A further 30 per cent of her time is dedicated to the innovative Women in Engineering and IT (WiEIT) program, of which she is Deputy Director. The program has over 30 years’ history in conducting school outreach and mentoring programs, enjoying significant success in addressing the gender gap in the sector. Eva is part of the team working to take WiEIT’s reach and impact even further.
“We’re having conversations with students and teachers to really understand the barriers and what we can grow and improve, how we can strengthen and evaluate our impact,” she says.
“If technology is going to be ubiquitous, the people working with and developing it should represent all sectors of the community. Working with girls from early on to excite them about the possibilities of technology and create pathways is key to breaking down those barriers.”
If technology is going to be ubiquitous, the people working with and developing it should represent all sectors of the community. Working with girls from early on to excite them about the possibilities of technology and create pathways is key to breaking down those barriers.
With extensive experience in internationalisation of teaching and research programs, working to extend the faculty’s excellence in that area is also part of her remit. Here, she hopes to continue her personal commitment to social justice through developing pathways for students to engage with projects through organisations such as Engineers Without Borders and incorporate humanitarian engineering concepts into everyday practice.

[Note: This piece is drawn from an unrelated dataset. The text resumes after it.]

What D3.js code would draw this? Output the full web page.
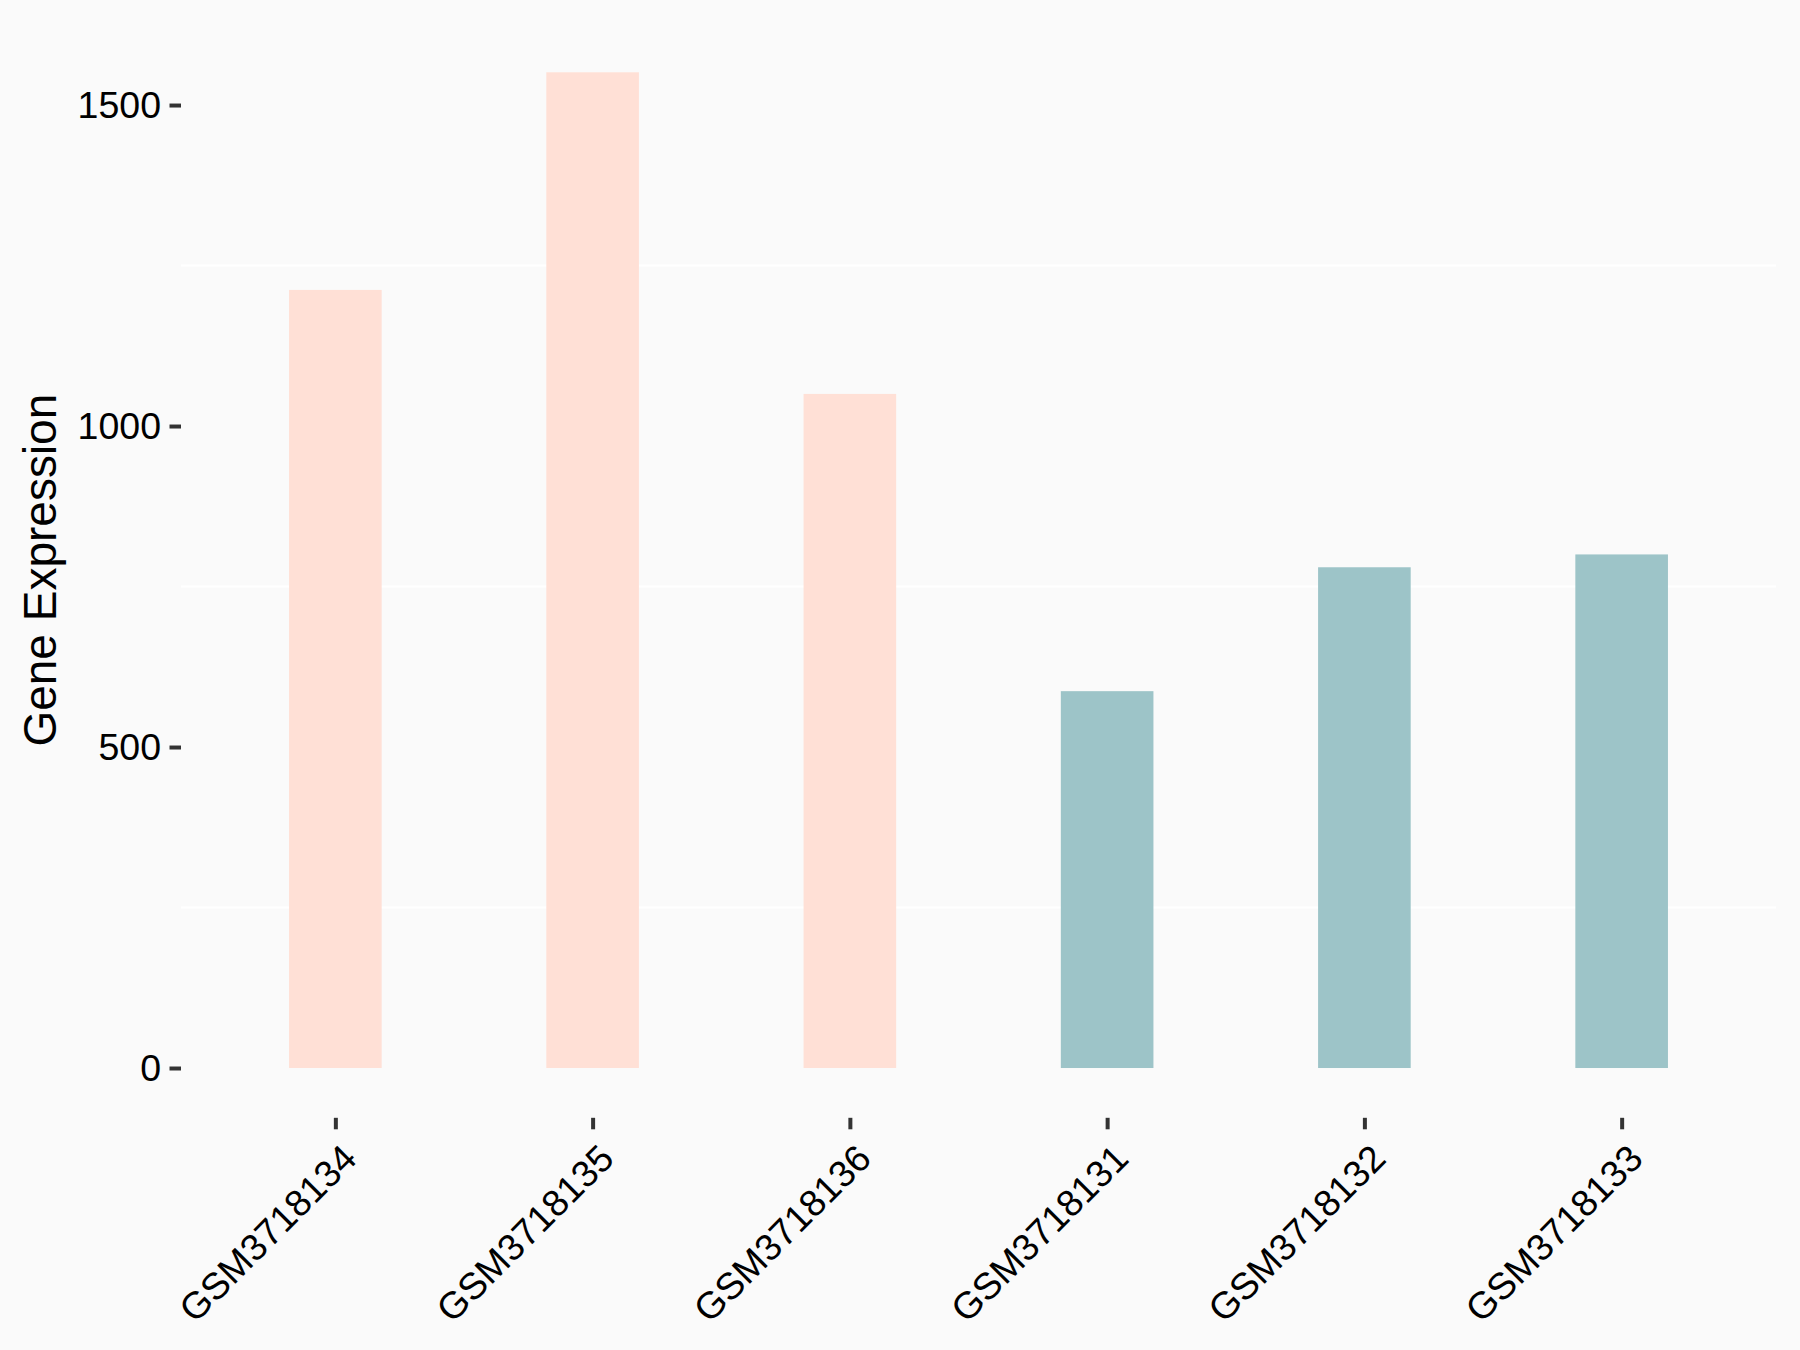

Eva says that UTS’s commitment to diversity and social justice was a significant drawcard for her, and has thus far been impressed with the university’s clear efforts to address gender inequity and create an environment where everyone has an equal opportunity to thrive.
“UTS has a well-defined social justice framework and dedicated social justice and equity and diversity units; they take it seriously from top down, bottom up” she says. “I no longer have to have conversations around why we do this, but how.”